> **Extracted data**

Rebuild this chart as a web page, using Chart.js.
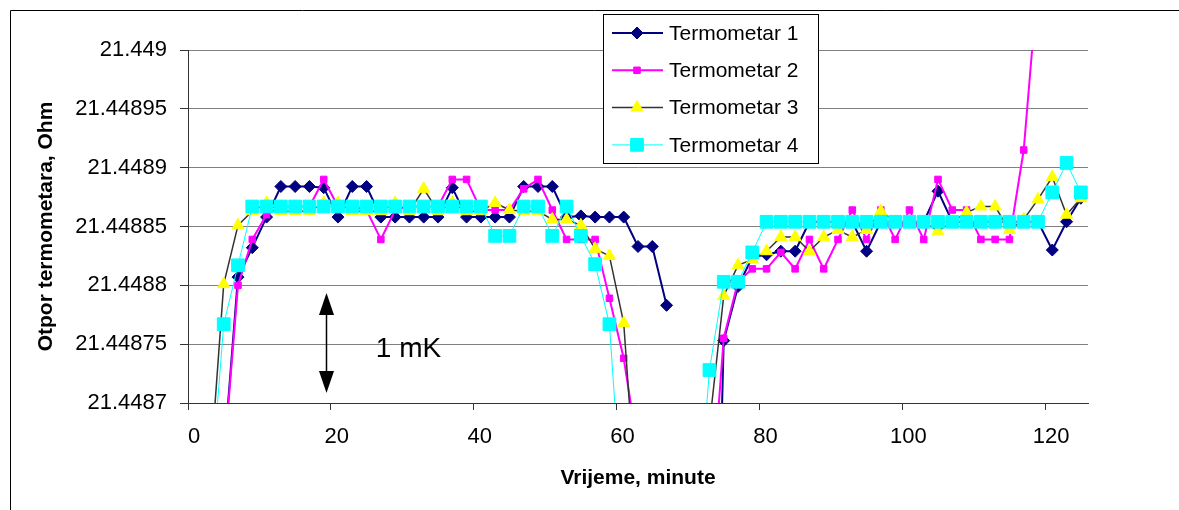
<!DOCTYPE html>
<html>
<head>
<meta charset="utf-8">
<title>Otpor termometara</title>
<script src="https://cdn.jsdelivr.net/npm/chart.js@4.4.1/dist/chart.umd.min.js"></script>
<style>
  html, body { margin: 0; padding: 0; background: #fff; }
  #wrap { position: relative; width: 1179px; height: 510px; }
</style>
</head>
<body>
<div id="wrap"><canvas id="chart" width="1179" height="510"></canvas></div>
<script>
// Time axis (minutes) and tick values
const minutes = [3, 5, 7, 9, 11, 13, 15, 17, 19, 21, 23, 25, 27, 29, 31, 33, 35, 37, 39, 41,
  43, 45, 47, 49, 51, 53, 55, 57, 59, 61, 63, 65, 67, 69, 71, 73, 75, 77, 79, 81,
  83, 85, 87, 89, 91, 93, 95, 97, 99, 101, 103, 105, 107, 109, 111, 113, 115, 117, 119, 121,
  123, 125];
const xTicks = [0, 20, 40, 60, 80, 100, 120];
const yTicks = [21.4487, 21.44875, 21.4488, 21.44885, 21.4489, 21.44895, 21.449];

// Resistance readings, Ohm (null = no reading / gap)
const termometar1 = [null, 21.448653, 21.448807, 21.448832, 21.448858, 21.448884, 21.448884, 21.448884, 21.448883, 21.448858,
  21.448884, 21.448884, 21.448858, 21.448858, 21.448858, 21.448858, 21.448858, 21.448883, 21.448858, 21.448858,
  21.448858, 21.448858, 21.448884, 21.448884, 21.448884, 21.448858, 21.448859, 21.448858, 21.448858, 21.448858,
  21.448833, 21.448833, 21.448783, null, null, 21.448275, 21.448753, 21.448799, 21.448824, 21.448826,
  21.448829, 21.448829, 21.448854, 21.448854, 21.448854, 21.448854, 21.448829, 21.448854, 21.448854, 21.448854,
  21.448854, 21.448880, 21.448854, 21.448854, 21.448854, 21.448854, 21.448854, 21.448854, 21.448854, 21.448830,
  21.448854, 21.448874];
const termometar2 = [null, 21.448650, 21.448800, 21.448839, 21.448860, 21.448867, 21.448867, 21.448867, 21.448890, 21.448867,
  21.448867, 21.448864, 21.448839, 21.448864, 21.448867, 21.448867, 21.448867, 21.448890, 21.448890, 21.448864,
  21.448864, 21.448864, 21.448882, 21.448890, 21.448864, 21.448839, 21.448839, 21.448839, 21.448789, 21.448738,
  21.448660, null, null, null, null, 21.448592, 21.448755, 21.448803, 21.448814, 21.448814,
  21.448828, 21.448814, 21.448839, 21.448814, 21.448839, 21.448864, 21.448839, 21.448864, 21.448839, 21.448864,
  21.448839, 21.448890, 21.448864, 21.448864, 21.448839, 21.448839, 21.448839, 21.448915, 21.449060, null,
  null, null];
const termometar3 = [21.448634, 21.448801, 21.448851, 21.448863, 21.448870, 21.448863, 21.448863, 21.448863, 21.448870, 21.448870,
  21.448863, 21.448863, 21.448863, 21.448870, 21.448863, 21.448882, 21.448863, 21.448870, 21.448863, 21.448863,
  21.448870, 21.448864, 21.448863, 21.448863, 21.448856, 21.448856, 21.448851, 21.448831, 21.448825, 21.448768,
  21.448596, null, null, null, null, 21.448681, 21.448791, 21.448817, 21.448822, 21.448829,
  21.448841, 21.448841, 21.448829, 21.448841, 21.448847, 21.448841, 21.448847, 21.448863, 21.448854, 21.448854,
  21.448854, 21.448846, 21.448854, 21.448862, 21.448867, 21.448867, 21.448847, 21.448856, 21.448873, 21.448892,
  21.448860, 21.448874];
const termometar4 = [21.448612, 21.448767, 21.448817, 21.448867, 21.448867, 21.448867, 21.448867, 21.448867, 21.448867, 21.448867,
  21.448867, 21.448867, 21.448867, 21.448867, 21.448867, 21.448867, 21.448867, 21.448867, 21.448867, 21.448867,
  21.448842, 21.448842, 21.448867, 21.448867, 21.448842, 21.448867, 21.448842, 21.448818, 21.448767, 21.448588,
  null, null, null, null, 21.448569, 21.448728, 21.448803, 21.448803, 21.448828, 21.448854,
  21.448854, 21.448854, 21.448854, 21.448854, 21.448854, 21.448854, 21.448854, 21.448854, 21.448854, 21.448854,
  21.448854, 21.448854, 21.448854, 21.448854, 21.448854, 21.448854, 21.448854, 21.448854, 21.448854, 21.448879,
  21.448904, 21.448879];

const seriesNames = ['Termometar 1', 'Termometar 2', 'Termometar 3', 'Termometar 4'];

const FONT = "'Liberation Sans', Arial, sans-serif";

const toPoints = arr => minutes.map((m, i) => ({ x: m, y: arr[i] }));

// Outer frame of the chart object
const framePlugin = {
    id: 'frame',
    beforeDraw(chart) {
        const ctx = chart.ctx;
        ctx.save();
        ctx.fillStyle = '#fff';
        ctx.fillRect(0, 0, chart.width, chart.height);
        ctx.strokeStyle = '#000';
        ctx.lineWidth = 1;
        ctx.beginPath();
        ctx.moveTo(10.5, chart.height);
        ctx.lineTo(10.5, 10.5);
        ctx.lineTo(chart.width, 10.5);
        ctx.stroke();
        ctx.restore();
    }
};

// "1 mK" double arrow
const arrowPlugin = {
    id: 'mkArrow',
    afterDatasetsDraw(chart) {
        const { ctx, scales: { x, y } } = chart;
        const ax = Math.round(x.getPixelForValue(19.3)) + 0.5;
        const top = y.getPixelForValue(21.4487935);
        const bot = y.getPixelForValue(21.4487085);
        const head = 22, half = 7.5;
        ctx.save();
        ctx.strokeStyle = '#000';
        ctx.fillStyle = '#000';
        ctx.lineWidth = 1.5;
        ctx.beginPath();
        ctx.moveTo(ax, top + head);
        ctx.lineTo(ax, bot - head);
        ctx.stroke();
        ctx.beginPath();
        ctx.moveTo(ax, top);
        ctx.lineTo(ax - half, top + head);
        ctx.lineTo(ax + half, top + head);
        ctx.closePath();
        ctx.fill();
        ctx.beginPath();
        ctx.moveTo(ax, bot);
        ctx.lineTo(ax - half, bot - head);
        ctx.lineTo(ax + half, bot - head);
        ctx.closePath();
        ctx.fill();
        ctx.font = '28px ' + FONT;
        ctx.textAlign = 'left';
        ctx.textBaseline = 'alphabetic';
        ctx.fillText('1 mK', x.getPixelForValue(26.3), y.getPixelForValue(21.448739));
        ctx.restore();
    }
};

// Boxed legend in the upper middle
const legendPlugin = {
    id: 'boxLegend',
    afterDraw(chart) {
        const ctx = chart.ctx;
        const box = { left: 603.5, top: 14.5, width: 215, height: 149 };
        ctx.save();
        ctx.fillStyle = '#fff';
        ctx.fillRect(box.left, box.top, box.width, box.height);
        ctx.strokeStyle = '#000';
        ctx.lineWidth = 1;
        ctx.strokeRect(box.left, box.top, box.width, box.height);
        chart.data.datasets.forEach((ds, i) => {
            const cy = 33 + i * 37.3;
            ctx.strokeStyle = ds.borderColor;
            ctx.lineWidth = ds.borderWidth;
            ctx.beginPath();
            ctx.moveTo(612, cy);
            ctx.lineTo(663, cy);
            ctx.stroke();
            ctx.fillStyle = ds.pointBackgroundColor;
            ctx.strokeStyle = ds.pointBorderColor;
            ctx.lineWidth = 1;
            Chart.helpers.drawPoint(ctx, {
                pointStyle: ds.pointStyle,
                radius: ds.pointRadius,
                rotation: 0,
                borderWidth: 1
            }, 637, cy);
            ctx.fillStyle = '#000';
            ctx.font = '21px ' + FONT;
            ctx.textAlign = 'left';
            ctx.textBaseline = 'middle';
            ctx.fillText(ds.label, 669, cy + 1);
        });
        ctx.restore();
    }
};

function makeDataset(label, data, line, lineWidth, fill, style, radius, order) {
    return {
        label: label,
        data: toPoints(data),
        borderColor: line,
        borderWidth: lineWidth,
        pointStyle: style,
        pointRadius: radius,
        pointHoverRadius: radius,
        pointBackgroundColor: fill,
        pointBorderColor: fill,
        pointBorderWidth: 1,
        tension: 0,
        spanGaps: false,
        order: order
    };
}

const ctx = document.getElementById('chart');

new Chart(ctx, {
    type: 'line',
    data: {
        datasets: [
            makeDataset(seriesNames[0], termometar1, '#000080', 2, '#000080', 'rectRot', 6, 4),
            makeDataset(seriesNames[1], termometar2, '#FF00FF', 2, '#FF00FF', 'rect', 4.6, 3),
            makeDataset(seriesNames[2], termometar3, '#333333', 1.5, '#FFFF00', 'triangle', 7, 2),
            makeDataset(seriesNames[3], termometar4, '#00FFFF', 1, '#00FFFF', 'rect', 9, 1)
        ]
    },
    options: {
        responsive: false,
        animation: false,
        devicePixelRatio: 1,
        layout: { padding: { top: 50, right: 91, left: 0, bottom: 0 } },
        plugins: {
            legend: { display: false },
            tooltip: { enabled: false }
        },
        scales: {
            x: {
                type: 'linear',
                min: 0,
                max: 126,
                afterBuildTicks: scale => { scale.ticks = xTicks.map(v => ({ value: v })); },
                afterFit: scale => { scale.height = 107; },
                grid: { drawOnChartArea: false, tickLength: 7, tickColor: '#333', lineWidth: 1 },
                border: { color: '#333', width: 1 },
                ticks: {
                    color: '#000',
                    padding: 14,
                    labelOffset: 6,
                    maxRotation: 0,
                    autoSkip: false,
                    font: { family: FONT, size: 22 }
                },
                title: {
                    display: true,
                    text: 'Vrijeme, minute',
                    color: '#000',
                    font: { family: FONT, size: 21, weight: 'bold' },
                    padding: { top: 0, bottom: 19 }
                }
            },
            y: {
                type: 'linear',
                min: 21.4487,
                max: 21.449,
                afterBuildTicks: scale => { scale.ticks = yTicks.map(v => ({ value: v })); },
                afterFit: scale => { scale.width = 188; },
                grid: { color: '#808080', tickColor: '#333', tickLength: 8, lineWidth: 1 },
                border: { color: '#333', width: 1 },
                ticks: {
                    color: '#000',
                    padding: 13,
                    autoSkip: false,
                    font: { family: FONT, size: 22 },
                    callback: v => String(+v.toFixed(6))
                },
                title: {
                    display: true,
                    text: 'Otpor termometara, Ohm',
                    color: '#000',
                    font: { family: FONT, size: 21, weight: 'bold' },
                    padding: { top: 34, bottom: 0 }
                }
            }
        }
    },
    plugins: [framePlugin, arrowPlugin, legendPlugin]
});
</script>
</body>
</html>
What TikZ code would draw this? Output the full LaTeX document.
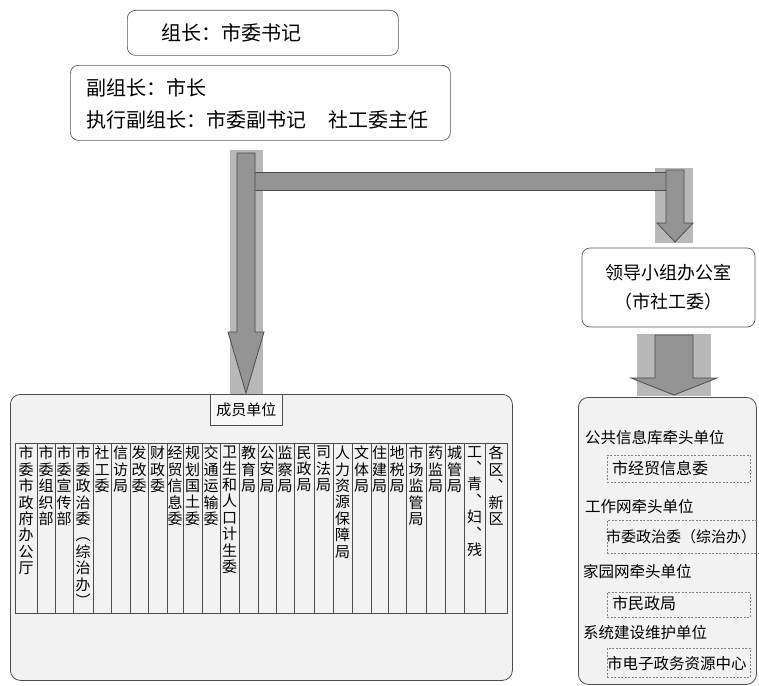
\documentclass[tikz,border=0pt]{standalone}
\usepackage{fontspec}
\setmainfont{Noto Sans CJK SC}
\makeatletter
\newcommand\vtxt[1]{\vbox{\baselineskip=16.4pt\lineskiplimit=-10pt\@tfor\vch:=#1\do{\hbox to 16pt{\hss\vch\hss}}}}
\makeatother
\tikzset{
  rbox/.style={draw=black!65, line width=0.7pt, rounded corners=8pt},
  bigbox/.style={draw=black!70, line width=0.8pt, rounded corners=10pt, fill=black!5},
  dbox/.style={draw=black!50, line width=0.5pt, dash pattern=on 2pt off 1.5pt},
  grid/.style={draw=black!70, line width=0.7pt},
  band/.style={fill=black!28},
  barrow/.style={fill=black!42, draw=black!70, line width=0.8pt, line join=miter},
  txt/.style={text=black, inner sep=0pt},
  vt/.style={txt, anchor=north, font=\fontsize{15}{16}\selectfont},
  lab/.style={txt, anchor=west, font=\fontsize{15.5}{18}\selectfont},
}
\begin{document}
\begin{tikzpicture}[x=1pt, y=-1pt]
\useasboundingbox (0,0) rectangle (759,685);

% leaders
\node[rbox, anchor=north west, minimum width=271pt, minimum height=45pt] (lead1) at (127,10) {};
\node[txt, anchor=west, font=\fontsize{20}{24}\selectfont] (t1) at (161,33) {组长：市委书记};
\node[rbox, anchor=north west, minimum width=380pt, minimum height=75pt] (lead2) at (70,65) {};
\node[txt, anchor=west, font=\fontsize{20}{24}\selectfont] (t2) at (86,88) {副组长：市长};
\node[txt, anchor=west, font=\fontsize{20}{24}\selectfont] (t3) at (86,120) {执行副组长：市委副书记\hspace{1.1em}社工委主任};

% office
\node[rbox, minimum width=173pt, minimum height=79pt, align=center, font=\fontsize{18}{29}\selectfont, text=black] (office) at (668.5,287.5) {领导小组办公室\\（市社工委）};

% member units box
\node[bigbox, anchor=north west, minimum width=502pt, minimum height=286pt] (members) at (10,394) {};
\node[draw=black!70, line width=0.7pt, fill=black!3, anchor=north west, minimum width=72pt, minimum height=31pt, font=\fontsize{15}{18}\selectfont, text=black] (mlabel) at (210,394) {成员单位};
\draw[grid] (15,443) rectangle (507,613);
\foreach \xa/\xb/\tx [count=\i] in {
 15/37/市委市政府办公厅, 37/55/市委组织部, 55/73/市委宣传部, 73/93/市委政治委︵综治办︶,
 93/111/社工委, 111/130/信访局, 130/148/发改委, 148/167/财政委, 167/183/经贸信息委,
 183/202/规划国土委, 202/220/交通运输委, 220/239/卫生和人口计生委, 239/258/教育局,
 258/276/公安局, 276/294/监察局, 294/314/民政局, 314/333/司法局, 333/352/人力资源保障局,
 352/371/文体局, 371/388/住建局, 388/406/地税局, 406/426/市场监管局, 426/445/药监局,
 445/464/城管局, 464/485/工︑青︑妇︑残, 485/507/各区︑新区}{
  \ifnum\i>1 \draw[grid] (\xa,443) -- (\xa,613);\fi
  \node[vt] (n\i) at ({(\xa+\xb)/2},446) {\expandafter\vtxt\expandafter{\tx}};
}

% right box
\node[bigbox, anchor=north west, minimum width=178pt, minimum height=287pt] (right) at (578,397) {};
\node[lab] (r1) at (585,438) {公共信息库牵头单位};
\node[dbox, anchor=north west, minimum width=143pt, minimum height=27pt] (b1) at (607,455) {};
\node[txt, anchor=west, font=\fontsize{16}{18}\selectfont] (b1t) at (612,468.5) {市经贸信息委};
\node[lab] (r2) at (585,507) {工作网牵头单位};
\node[dbox, anchor=north west, minimum width=153pt, minimum height=33pt] (b2) at (607,520) {};
\node[txt, anchor=west, font=\fontsize{15}{18}\selectfont] (b2t) at (606,537) {市委政治委（综治办）};
\node[lab] (r3) at (583,572) {家园网牵头单位};
\node[dbox, anchor=north west, minimum width=143pt, minimum height=25pt] (b3) at (607,592) {};
\node[txt, anchor=west, font=\fontsize{16}{18}\selectfont] (b3t) at (612,603) {市民政局};
\node[lab] (r4) at (583,633) {系统建设维护单位};
\node[dbox, anchor=north west, minimum width=143pt, minimum height=29pt] (b4) at (607,648) {};
\node[txt, anchor=west, font=\fontsize{15.5}{18}\selectfont] (b4t) at (607,664) {市电子政务资源中心};

% block arrows
\fill[band] (230,150) rectangle (263,394);
\fill[band] (655,168) rectangle (693,243);
\fill[band] (637,334) rectangle (711,396);
\fill[black!42] (255,172) rectangle (666,190);
\draw[black!70, line width=0.8pt] (255,172) -- (666,172) (255,190) -- (666,190);
\draw[barrow] (237,153) -- (255,153) -- (255,332) -- (264,332) -- (246,393) -- (228,332) -- (237,332) -- cycle;
\draw[barrow] (666,170) -- (684,170) -- (684,223) -- (693,223) -- (675,242) -- (657,223) -- (666,223) -- cycle;
\draw[barrow] (655,335) -- (693,335) -- (693,378) -- (717,378) -- (674,395) -- (631,378) -- (655,378) -- cycle;
\end{tikzpicture}
\end{document}
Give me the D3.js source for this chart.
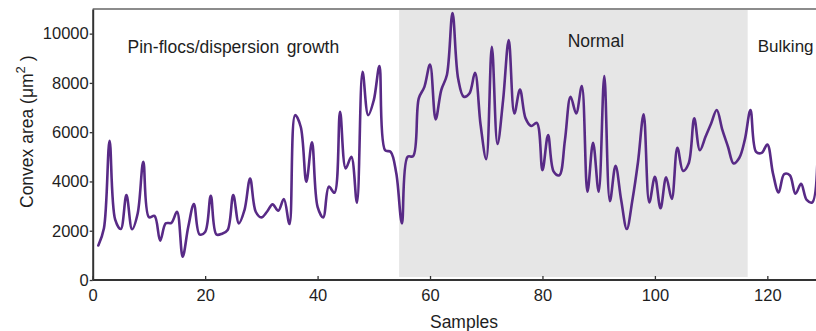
<!DOCTYPE html>
<html>
<head>
<meta charset="utf-8">
<script src="https://cdn.jsdelivr.net/npm/d3@7/dist/d3.min.js"></script>
<style>
  html, body { margin: 0; padding: 0; background: #fff; }
  svg { display: block; font-family: Arial, "Liberation Sans", sans-serif; }
</style>
</head>
<body>
<svg id="chart" width="816" height="331"></svg>
<script>
// Sample index and convex area per sample (µm²)
const samples = d3.range(1, 130);
const convexArea = [
  1400, 2100, 5650, 2450, 2070, 3450, 2060, 2700, 4800, 2550,
  2600, 1600, 2300, 2320, 2770, 950, 2160, 3080, 1850, 1950,
  3420, 1850, 1880, 2030, 3450, 2300, 2840, 4120, 2770, 2540,
  2770, 3070, 2810, 3290, 2270, 6690, 6220, 3990, 5590, 2970,
  2540, 3790, 3540, 6830, 4530, 5000, 3140, 8450, 6690, 7300,
  8680, 5270, 5200, 4330, 2300, 5000, 5030, 7370, 7840, 8750,
  6520, 7710, 8320, 10840, 8180, 7440, 7570, 8410, 6290, 4900,
  9470, 5520, 7300, 9740, 6760, 7730, 6560, 6250, 6380, 4460,
  5880, 4400, 4250, 5680, 7440, 6760, 7870, 3580, 5570, 3580,
  8280, 3200, 4640, 3250, 2070, 3250, 4800, 6730, 3150, 4190,
  2910, 4170, 3290, 5370, 4430, 4730, 6560, 5270, 5810, 6350,
  6900, 6090, 5410, 4730, 4950, 5700, 6900, 5200, 5160, 5500,
  4330, 3550, 4300, 4250, 3500, 3900, 3250, 3150, 9500
];

// Sludge-state phases along the sample axis
const phaseNames = ["Pin-flocs/dispersion growth", "Normal", "Bulking"];
const phaseStart = [0, 54.5, 116.5];
const phaseEnd = [54.5, 116.5, 135];
const phaseShaded = [false, true, false];
const phaseLabelX = [6.2, 89.5, 118.3];
const phaseLabelY = [9200, 9460, 9270];
const phaseLabelAnchor = ["start", "middle", "start"];

const xTicks = [0, 20, 40, 60, 80, 100, 120];
const yTicks = [0, 2000, 4000, 6000, 8000, 10000];

const svg = d3.select("#chart");
const x = d3.scaleLinear().domain([0, 130]).range([92.7, 92.7 + 5.622 * 130]);
const y = d3.scaleLinear().domain([0, 11000]).range([280, 9]);
const W = 816;

// shaded phase band
phaseStart.forEach((s, i) => {
  if (!phaseShaded[i]) return;
  svg.append("rect")
    .attr("x", x(s))
    .attr("y", y(11000) + 1)
    .attr("width", x(phaseEnd[i]) - x(s))
    .attr("height", y(0) - y(11000) - 4)
    .attr("fill", "#e6e6e6");
});

// phase labels
phaseNames.forEach((name, i) => {
  svg.append("text")
    .attr("x", x(phaseLabelX[i]))
    .attr("y", y(phaseLabelY[i]))
    .attr("text-anchor", phaseLabelAnchor[i])
    .attr("font-size", i === 2 ? 17 : 17.5)
    .attr("word-spacing", i === 0 ? 2.5 : 0)
    .attr("fill", "#1e1e1e")
    .text(name);
});

// data line
const line = d3.line()
  .x((d, i) => x(samples[i]))
  .y(d => y(d))
  .curve(d3.curveCatmullRom.alpha(0.5));

svg.append("path")
  .datum(convexArea)
  .attr("d", line)
  .attr("fill", "none")
  .attr("stroke", "#582a86")
  .attr("stroke-width", 2.6)
  .attr("stroke-linejoin", "round")
  .attr("stroke-linecap", "round");

// frame: top border
svg.append("line")
  .attr("x1", x(0)).attr("x2", W)
  .attr("y1", y(11000)).attr("y2", y(11000))
  .attr("stroke", "#666").attr("stroke-width", 1.5);

// x axis (ticks pointing inward)
const xAxis = svg.append("g")
  .attr("transform", `translate(0,${y(0)})`)
  .call(d3.axisBottom(x).tickValues(xTicks).tickSize(-4).tickPadding(9).tickSizeOuter(0));
xAxis.select(".domain").attr("stroke", "#333").attr("stroke-width", 2)
  .attr("d", `M${x(0)},0H${W}`);
xAxis.selectAll(".tick line").attr("stroke", "#333").attr("stroke-width", 1.3);
xAxis.selectAll(".tick text").attr("font-size", 16.5).attr("fill", "#1e1e1e")
  .attr("font-family", "Arial, 'Liberation Sans', sans-serif");

// y axis (ticks pointing outward)
const yAxis = svg.append("g")
  .attr("transform", `translate(${x(0)},0)`)
  .call(d3.axisLeft(y).tickValues(yTicks).tickSize(3).tickPadding(1).tickSizeOuter(0).tickFormat(d3.format("d")));
yAxis.select(".domain").attr("stroke", "#333").attr("stroke-width", 2);
yAxis.selectAll(".tick line").attr("stroke", "#333").attr("stroke-width", 1.3);
yAxis.selectAll(".tick text").attr("font-size", 16.5).attr("fill", "#1e1e1e")
  .attr("font-family", "Arial, 'Liberation Sans', sans-serif");

// axis titles
svg.append("text")
  .attr("x", 464).attr("y", 328)
  .attr("text-anchor", "middle")
  .attr("font-size", 17.5)
  .attr("fill", "#1e1e1e")
  .text("Samples");

const yTitle = svg.append("text")
  .attr("transform", "translate(33,208) rotate(-90)")
  .attr("text-anchor", "start")
  .attr("font-size", 17.5)
  .attr("fill", "#1e1e1e");
yTitle.append("tspan").text("Convex area (μm");
yTitle.append("tspan").attr("dy", -8).attr("font-size", 13).text("2");
yTitle.append("tspan").attr("dy", 8).text(" )");
</script>
</body>
</html>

> **Work to complete**
Your task is to restate word for word the lines from the top of the data to the line containing "21.4489, 21.44895, 21.449];", both ends included, with every picture left out.

> **Solved exercise**
Rebuild this chart as a web page, using Chart.js.
<!DOCTYPE html>
<html>
<head>
<meta charset="utf-8">
<title>Otpor termometara</title>
<script src="https://cdn.jsdelivr.net/npm/chart.js@4.4.1/dist/chart.umd.min.js"></script>
<style>
  html, body { margin: 0; padding: 0; background: #fff; }
  #wrap { position: relative; width: 1179px; height: 510px; }
</style>
</head>
<body>
<div id="wrap"><canvas id="chart" width="1179" height="510"></canvas></div>
<script>
// Time axis (minutes) and tick values
const minutes = [3, 5, 7, 9, 11, 13, 15, 17, 19, 21, 23, 25, 27, 29, 31, 33, 35, 37, 39, 41,
  43, 45, 47, 49, 51, 53, 55, 57, 59, 61, 63, 65, 67, 69, 71, 73, 75, 77, 79, 81,
  83, 85, 87, 89, 91, 93, 95, 97, 99, 101, 103, 105, 107, 109, 111, 113, 115, 117, 119, 121,
  123, 125];
const xTicks = [0, 20, 40, 60, 80, 100, 120];
const yTicks = [21.4487, 21.44875, 21.4488, 21.44885, 21.4489, 21.44895, 21.449];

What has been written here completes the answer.